Victor Yodaiken announced:

RTLinuxFree 3.2-pre1 released. This release is a pre-release for RTLinuxFree 3.2. but is considered stable. It contains more than a year worth of contributions from us and others.

RTLinuxFree 3.2 is available at http://www2.fsmlabs.com/3.2-free.html

Timings with Linux 2.4.18 on a P4 are about 16 microseconds worst case error for a 1 millisecond periodic task. K7s are really good too. You can expect 30-40 microseconds on earlier machines.

Some days later, Pavel Machek asked, "What is difference between RTLinux and RTLinuxFree?" But there was no reply.

9. Tightening Up The inode Structure

21 Nov 2002 (5 posts) Archive Link: "[PATCH] kill i_dev"

Topics: BSD: FreeBSD

People: Andries BrouwerLinus Torvalds

Andries Brouwer posted a patch and said:

This serves to decrease the size of struct inode a bit, and makes sure that a later increase of sizeof(dev_t) does not make struct inode bigger than it used to be.

The i_dev field is deleted and the few uses are replaced by i_sb->s_dev.

There is a single side effect: a stat on a socket now sees a nonzero st_dev. There is nothing against that - FreeBSD has a nonzero value as well - but there is at least one utility (fuser) that will need an update.

Linus Torvalds applied the patch, and said:

Looking at the patch (not testing it), as far as I can tell we'll return a basically random number that is just whatever the anonymous super-block was allocated, right?

I'm not convinced that returning random numbers to user space is necessarily a great idea.. That said, I think we already do it for unnamed pipes anyway, so I'm more wondering if we should have some way to map these numbews (in user space) to a valid thing, so that they wouldn't just be random numbers.

(In other words: I like the patch, and I'm not really complaining about this new behavour at all. It's just the "randomness" as far as user space goes that bothers me a bit, since it seems to imply bad interface design).

Andries confirmed Linus' interpretation of the return value, but as for his suggestions about mapping the numbers to anything valid, he said, "I don't know. We can try in-kernel to give these well-known services well-known numbers. Or we can give them essentially random numbers like today but publish these somewhere, e.g. under /sys. Both are easy, but seem too heavy for a value used by nobody. We have process IDs and anonymous fs IDs, and both are just what they happen to be."

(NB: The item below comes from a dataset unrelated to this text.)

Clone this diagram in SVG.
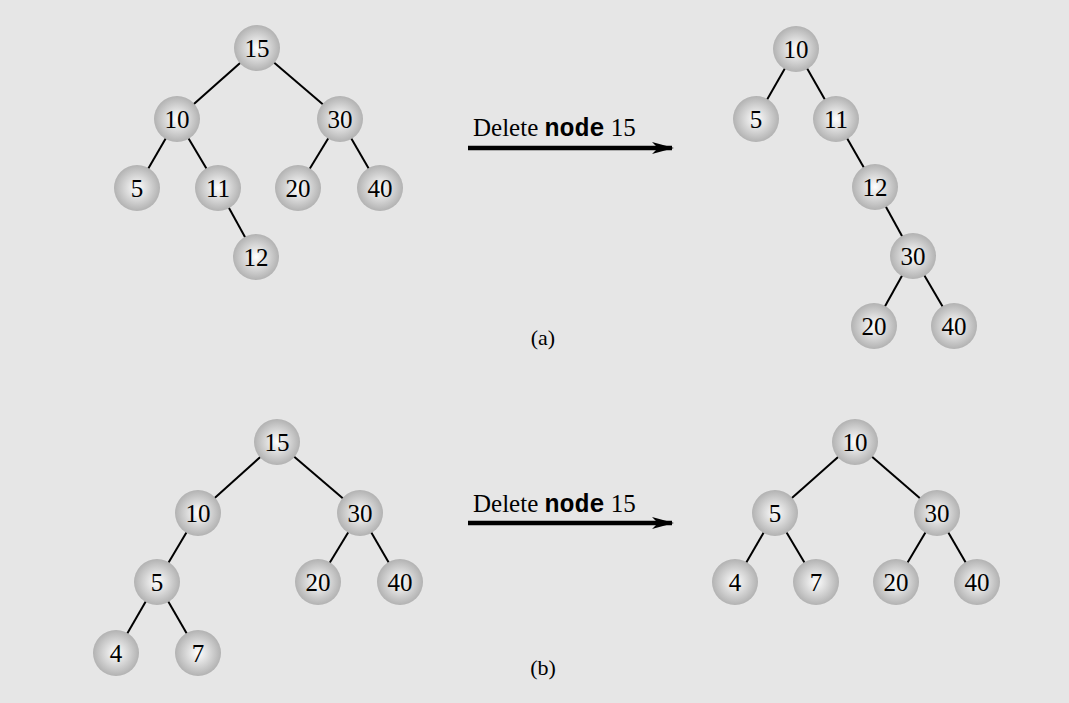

10. Compatibility Layer Between 32- And 64-Bit Architectures

21 Nov 2002 - 26 Nov 2002 (10 posts) Archive Link: "[PATCH] Beginnings of conpat 32 code cleanups"

Topics: POSIX

People: Stephen RothwellLinus TorvaldsDavid S. MillerAnton BlanchardPavel MachekAndi Kleen

Stephen Rothwell said:

There is a lot of duplicated code among the 32 compatibility layers in our 64 bit architectures. I am proposing to considate this as much as possible. To that end, I first need to tidy up the relevant header files and make them as common as possible. Discussions with Dave Miller, Andi Kleen, and Anton Blanchard has led to the creation of compat32.h to contain all the 32 compatibility data types.

This patch merely adds include/asm-generic/compat32.h which is the header information that is common to all the 32 bit compatibility code across all the architectures (except parisc as I don't pretend to understand that :-)).

I will follow this up with patches for each architecture that I can. I also intend to intruduce a CONFIG_COMPAT32 define that will be used to wrap generic implementations of some of the 32 bit compatibility code in our architecture independent code. The idea is to share as much of the non compatibility code and where that is not possible, to keep the 32 bit versions of code near their "normal" (i.e.64 bit) counterparts in order to minimise the number of bugs introduced and maximise the number of bugs fixed.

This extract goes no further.